Ossining started a My Brother’s Keeper chapter at Ossining High School four years ago with a handful of students. Since then, the program has expanded to three more schools – Anne M. Dorner Middle School, Roosevelt School (grade 5) and Claremont School (grades 3-4) – and boasts an enrollment of about 120 boys and young men of color.
The Ossining community gathered Dec. 16 at the middle school to celebrate My Brother’s Keeper scholars and the MBK movement’s growth in the schools and community.
MBK is a nationwide initiative to connect boys and young men or color with support networks and address opportunity gaps. It was founded by President Barack Obama in 2014 and has been in Ossining schools since 2017.
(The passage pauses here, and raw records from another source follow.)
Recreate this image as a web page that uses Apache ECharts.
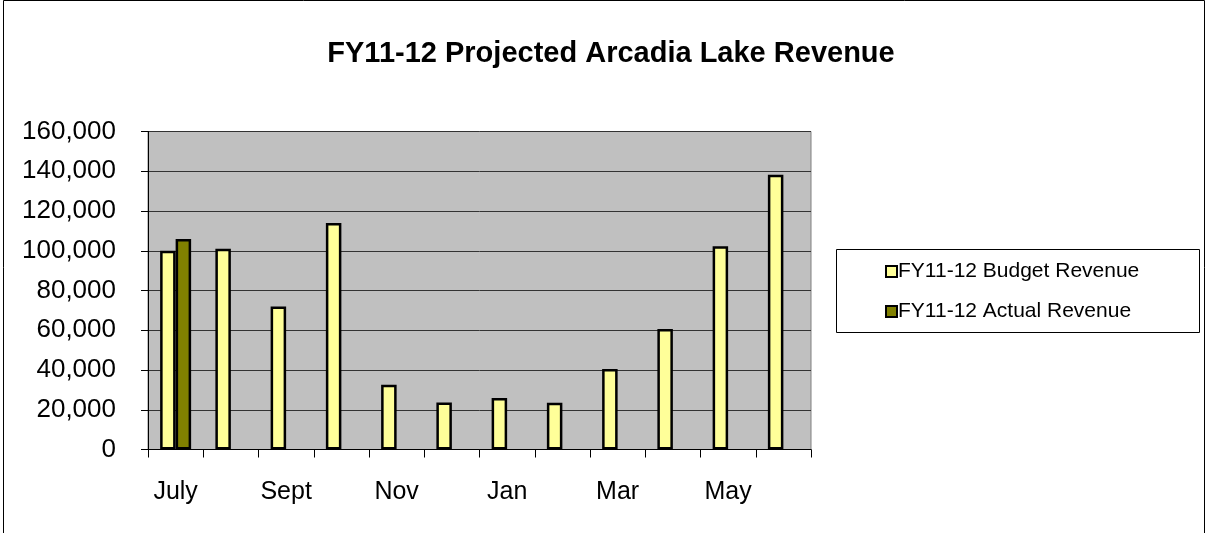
<!DOCTYPE html>
<html>
<head>
<meta charset="utf-8">
<script src="https://cdn.jsdelivr.net/npm/echarts@6/dist/echarts.min.js"></script>
<style>
html,body{margin:0;padding:0;background:#fff;}
#c{width:1207px;height:533px;}
</style>
</head>
<body>
<div id="c"></div>
<script>
var categories = ['July','Aug','Sept','Oct','Nov','Dec','Jan','Feb','Mar','Apr','May','June'];
var budgetRevenue = [100000,101000,72000,114000,32600,23600,25900,23500,40500,60600,102300,138300];
var actualRevenue = [105900,null,null,null,null,null,null,null,null,null,null,null];
var yTicks = [0,20000,40000,60000,80000,100000,120000,140000,160000];

var chart = echarts.init(document.getElementById('c'), null, {renderer:'canvas'});
var FONT = '"Liberation Sans", Arial, sans-serif';
chart.setOption({
  animation:false,
  backgroundColor:'#ffffff',
  graphic:[
    {type:'rect', shape:{x:3.5,y:0.5,width:1201,height:560}, style:{fill:'none', stroke:'#000', lineWidth:1}, silent:true},
    {type:'rect', shape:{x:836.5,y:249.5,width:363,height:83}, style:{fill:'#fff', stroke:'#000', lineWidth:1}, silent:true, z:-1}
  ],
  title:{
    text:'FY11-12 Projected Arcadia Lake Revenue',
    left:606, top:34, textAlign:'center',
    textStyle:{fontFamily:FONT, fontSize:29, fontWeight:'bold', color:'#000'}
  },
  legend:{
    orient:'vertical',
    left:885, top:261,
    padding:0,
    itemGap:19,
    itemWidth:11, itemHeight:11,
    textStyle:{fontFamily:FONT, fontSize:21, color:'#000', padding:[0,0,0,-4]},
    data:[
      {name:'FY11-12 Budget Revenue', icon:'rect', itemStyle:{color:'#FFFF99', borderColor:'#000', borderWidth:2}},
      {name:'FY11-12 Actual Revenue', icon:'rect', itemStyle:{color:'#808000', borderColor:'#000', borderWidth:2}}
    ]
  },
  grid:{left:148, right:396, top:131.5, bottom:83.5, show:true, backgroundColor:'#c0c0c0', borderColor:'#808080', borderWidth:1},
  xAxis:{
    type:'category', data:categories, boundaryGap:true,
    axisLine:{lineStyle:{color:'#000', width:1}},
    axisTick:{show:true, length:8, interval:0, lineStyle:{color:'#000'}},
    axisLabel:{interval:1, margin:30, fontFamily:FONT, fontSize:25, color:'#000'},
    splitLine:{show:false}
  },
  yAxis:{
    type:'value', min:yTicks[0], max:yTicks[yTicks.length-1], interval:yTicks[1]-yTicks[0],
    axisLine:{show:true, lineStyle:{color:'#000', width:1}},
    axisTick:{show:true, length:7, lineStyle:{color:'#000'}},
    axisLabel:{margin:32, fontFamily:FONT, fontSize:26, color:'#000',
      formatter:function(v){return v.toLocaleString('en-US');}},
    splitLine:{show:true, lineStyle:{color:'#333333', width:1}}
  },
  series:[
    {name:'FY11-12 Budget Revenue', type:'bar', data:budgetRevenue, barWidth:15.5, barGap:'0%',
     itemStyle:{color:'#FFFF99', borderColor:'#000', borderWidth:2.5}},
    {name:'FY11-12 Actual Revenue', type:'bar', data:actualRevenue, barWidth:15.5, barGap:'0%',
     itemStyle:{color:'#808000', borderColor:'#000', borderWidth:2.5}}
  ]
});
</script>
</body>
</html>
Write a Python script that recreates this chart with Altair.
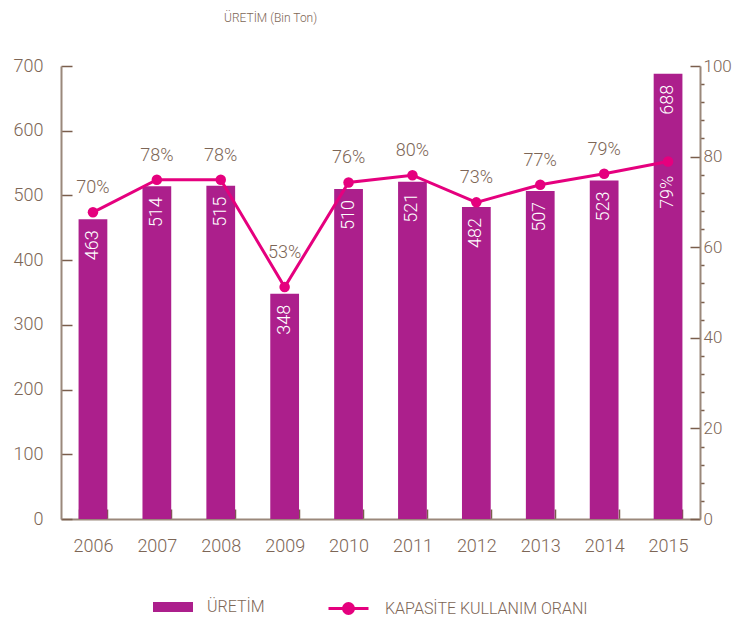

Board of Regents Chancellor Lester Young, the first African-American leader of the state board, congratulated students, staff and families for the success. In addressing students, families and school district staff, he referenced the late Martin Luther King Jr.’s Blueprint speech to middle school students 54 years ago.
“Everyone should have a blueprint,” he said. “And the first, the very first, item in your blueprint has to be a deep belief in your own personal dignity. In other words, you have to believe in yourself. You can’t make anyone make you feel like you are no one.”
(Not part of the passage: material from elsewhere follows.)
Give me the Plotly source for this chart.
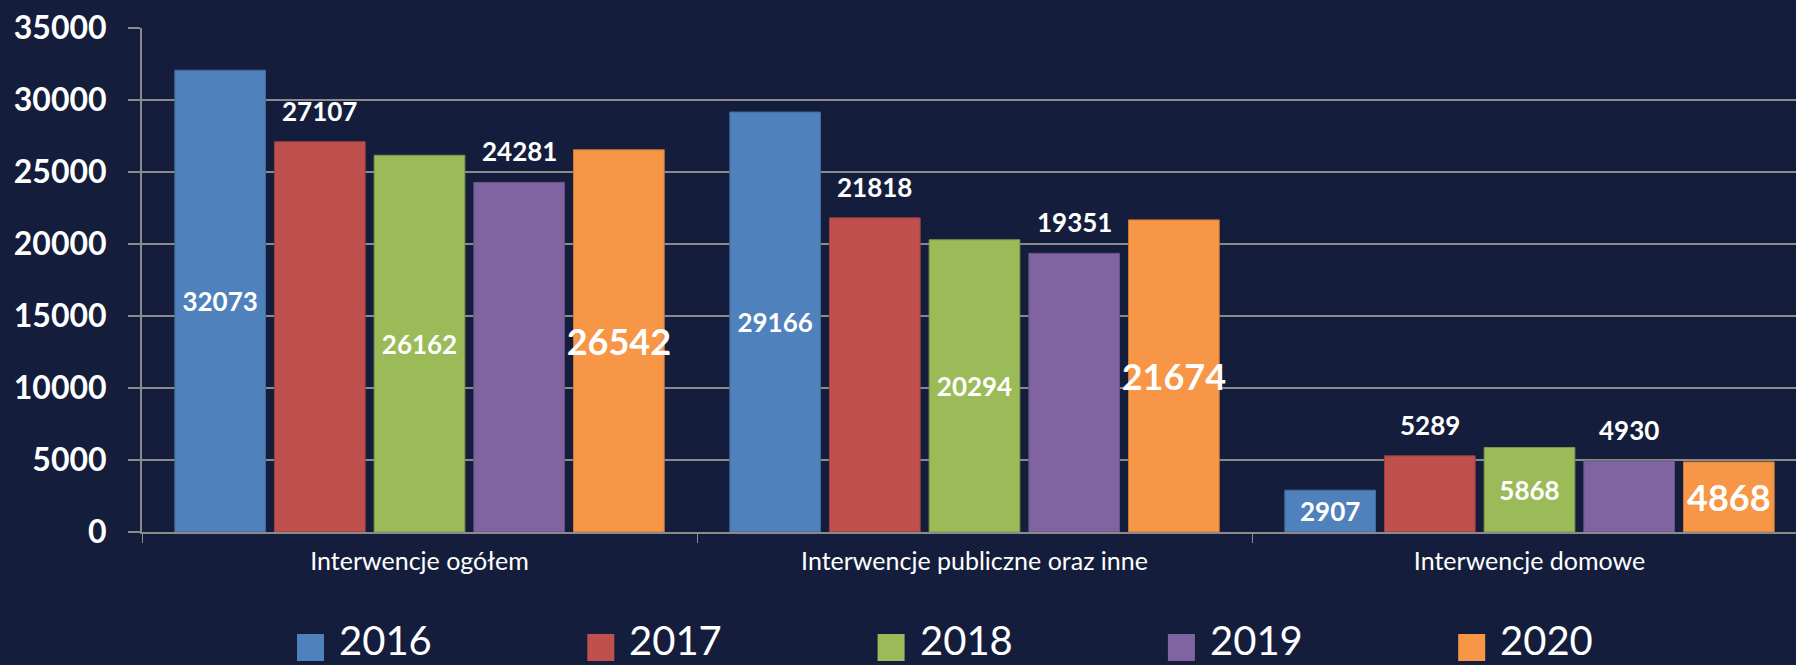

Superintendent Raymond Sanchez, Board of Education President Graig Galef and Trustee Melissa Banta and others also spoke at the event.
MBK Fellow Nicholas-Ajani Davis, who introduced Chancellor Young, said MBK at Ossining High School has been a great experience for him so far, from taking cooking lessons from a chef to having peers and advisers to talk with about school life and any difficulties they encounter. “It’s been a fun experience and also I’m part of the wider network for the MBK,” he said.